Both these dimensions - the step-by-step development of the regime and more radical legal approaches - have important parts to play in taking us towards disarmament and non-proliferation. But alone they are insufficient. They need to reflect larger changes at the national level - a realization by national political and military leaderships that security cannot be achieved through the possession of the means for near-infinite destruction at the expense of others, that buying into this game of mutual assured destruction and the security and influence we think it brings us actually undermines our security and leads inevitably to proliferation in the longer run, that nuclear weapons are not only immoral, they are unusable (because they are too big and too devastating) and that therefore that the credibility of the deterrence they are said to offer is far weaker than we care to admit.

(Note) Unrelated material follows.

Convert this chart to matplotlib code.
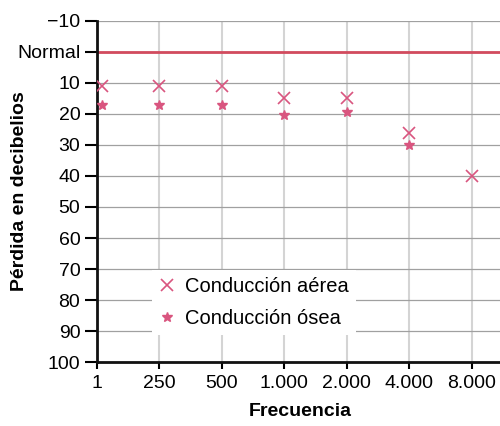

In other words, we cannot place all our faith in multilateral negotiations or stronger international legal instruments without deeper shifts in the attachment to nuclear deterrence and the status attached to nuclear arsenals at the national level. On these more fundamental questions we had been going in the right direction, slowly, and it was this that resulted in the progress we have seen. But now, in Russia, in NATO and the United States, in South Asia and in the Middle East in particular, the trend is in the other direction - towards seeing nuclear arsenals as not only legitimate but essential to survival, against the evidence. This demands a hard-nosed call to revive the debate on the utility of nuclear weapons at the national level - without this hopes for disarmament are likely futile. The obligation lies in each and every nuclear weapon state.

And as the new British government in particular approaches the post election consideration of Trident renewal we must avoid the lazy temptation to think this is someone else's problem, or that answers lie in multilateral nuclear disarmament - because that is simply an excuse for no change, business as usual... until disaster strikes.